Во втором отделении американские музыканты исполнили Симфонию № 15 Шостаковича. Леон Ботштейн в её интерпретации Пятнадцатой симфонии не смог дойти до глубин постижения этой музыки, до которых дошли на этой же сцене за 18 дней до него московские консерваторские студенты под управлением Анатолия Левина. Исполнение Ботштейна было более поверхностным.
Надо отдать должное – Симфонический оркестр консерватории Бард-колледжа звучал великолепно. Технически вся программа была исполнена на высоком уровне, практически безупречно. Все группы были идеально сбалансированы, оркестранты хорошо слышат друг друга.
В заочном невольном соревновании победу сё же одержал скорее американский коллектив. И тут во весь рост встает вопрос принципа подготовки музыкантов в музыкальных высших учебных заведениях России. Отбор, техническая подготовка, программы – всё ориентировано на воспитание солистов. Это, в первую очередь, касается пианистов и струнников. Выпуски происходят ежегодно, но концертные структуры не в состоянии поглотить и трудоустроить такое количество солистов. Большинству выпускников со временем приходится оседать в оркестрах (струнникам) или становиться концертмейстерами (пианистам).
Во тут-то и обнаруживается, что самому важному и нужному их если и учили, то явно недостаточно. В оркестре они не приучены слышать соседа, унифицировать штрихи и т д. Пианисты рвутся солировать, аккомпанируя певцам и порой заглушая их.
Слушая оркестр американских студентов, показалось, что их-то как раз учат в первую очередь играть в оркестре. Уже на этом уровне в их игре чувствуется строгая оркестровая дисциплина, закладывается то качество американских оркестров – и не только знаменитых, которое можно назвать фирменным.
Было любопытно наблюдать, как Ботштейн между произведениями меняет рассадку оркестрантов, особенно на фоне интерпретации Левина. Американцы сыграли Пятнадцатую симфонию Шостаковича хорошо, но откровением это исполнение не стало.
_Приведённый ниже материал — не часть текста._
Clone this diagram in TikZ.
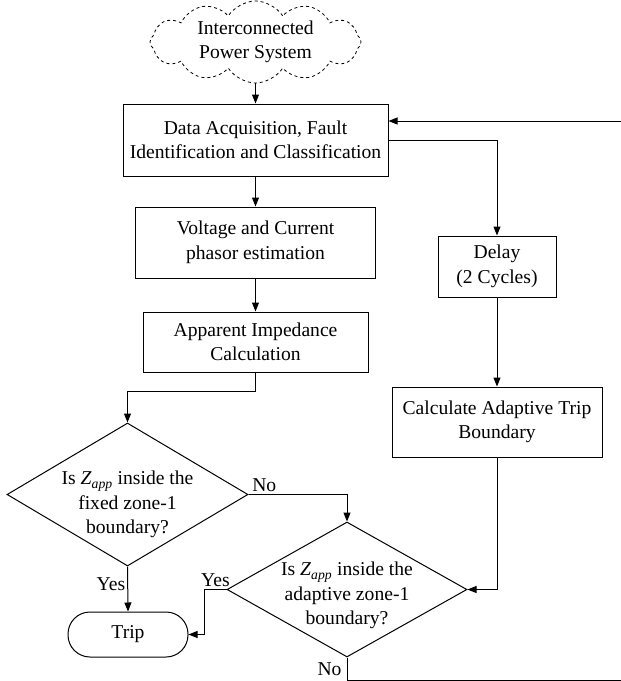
\documentclass[tikz,border=0pt]{standalone}
\usepackage{fontspec}
\setmainfont{Liberation Serif}
\usepackage{tikz}
\usetikzlibrary{calc,arrows.meta,shapes.geometric,shapes.symbols}

\newcommand{\zapp}{\textit{Z}\textsubscript{\textit{app}}}

\begin{document}
\begin{tikzpicture}[x=1pt,y=-1pt]
\tikzset{
    box/.style={rectangle, draw, line width=1pt, align=center, inner sep=0pt},
    dec/.style={diamond, draw, line width=1pt, align=center, inner sep=-10pt},
    arr/.style={line width=1pt, -{Triangle[length=9pt,width=7pt]}},
    lbl/.style={inner sep=2pt}
}
\tikzstyle{every node}=[font=\fontsize{19.6}{24.5}\selectfont]

\useasboundingbox (0,0) rectangle (621,681);

\node[cloud, draw, dashed, line width=0.8pt, cloud puffs=12, cloud puff arc=115,
      aspect=2.85, inner sep=0pt, minimum width=211pt, minimum height=74pt,
      align=center] (sys) at (255.5,42) {Interconnected\\Power System};
\node[box, minimum width=265pt, minimum height=72pt] (daq) at (255.5,140)
      {Data Acquisition, Fault\\Identification and Classification};
\node[box, minimum width=240pt, minimum height=71pt] (phasor) at (255.5,242.5)
      {Voltage and Current\\phasor estimation};
\node[box, minimum width=225pt, minimum height=60pt] (zimp) at (255.5,342)
      {Apparent Impedance\\Calculation};
\node[box, minimum width=118pt, minimum height=61pt] (delay) at (497,266.5)
      {Delay\\(2 Cycles)};
\node[box, minimum width=210pt, minimum height=70pt] (calc) at (497,422)
      {Calculate Adaptive Trip\\Boundary};
\node[dec, aspect=1.69, minimum width=241pt, minimum height=143pt] (dia1)
      at (127.5,494.5) {\rule{0pt}{34pt}Is \zapp{} inside the\\fixed zone-1\\boundary?};
\node[dec, aspect=1.78, minimum width=240pt, minimum height=135pt] (dia2)
      at (347,589.5) {\rule{0pt}{26pt}Is \zapp{} inside the\\adaptive zone-1\\boundary?};
\node[box, rounded corners=22pt, minimum width=120pt, minimum height=45pt] (trip)
      at (128,634.5) {Trip};

\draw[arr] (sys.south) -- (daq.north);
\draw[arr] (daq) -- (phasor);
\draw[arr] (phasor) -- (zimp);
\draw[arr] (zimp.south) -- ++(0,19) -| (dia1.north);
\draw[arr] (daq.east) -| (delay.north);
\draw[arr] (delay) -- (calc);
\draw[arr] (calc.south) |- (dia2.east);
\draw[arr] (dia1.east) -| node[lbl, pos=0.08, above] {No} (dia2.north);
\draw[arr] (dia1.south) -- node[lbl, left, pos=0.4] {Yes} (trip.north);
\draw[arr] (dia2.west) -- node[lbl, above] {Yes} ++(-22,0) |- (trip.east);

% loop back to the top
\coordinate (fb) at (625,680);
\draw[arr] (dia2.south) -- node[lbl, left, xshift=-3pt] {No} (dia2.south |- fb)
      -- (fb) |- ($(daq.east)+(0,-19)$);
\end{tikzpicture}
\end{document}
Склонность американцев к шоу-бизнесу победила хороший вкус и концерт закончился разудалыми маршами. Сначала был исполнен распространенный бисовый номер Марш ор. 39 № 1. Второй бис каким-то минимальным боком имел отношение к рецензируемому концерту – это Таити-трот (Чай вдвоем) ор. 16 Винсента Юманиса, оркестрованный Шостаковичем для балета «Золотой век».
Ну, а уж третий бис не лез ни в какие ворота – это был шлягерный марш «Звёзды и полосы» Джона Филиппа Суза. Вновь всё прозвучало прекрасно – но неуместно! Такие параллели приходят в голову, слушая два близких по профессионализму оркестровых коллектива, разделенных океаном.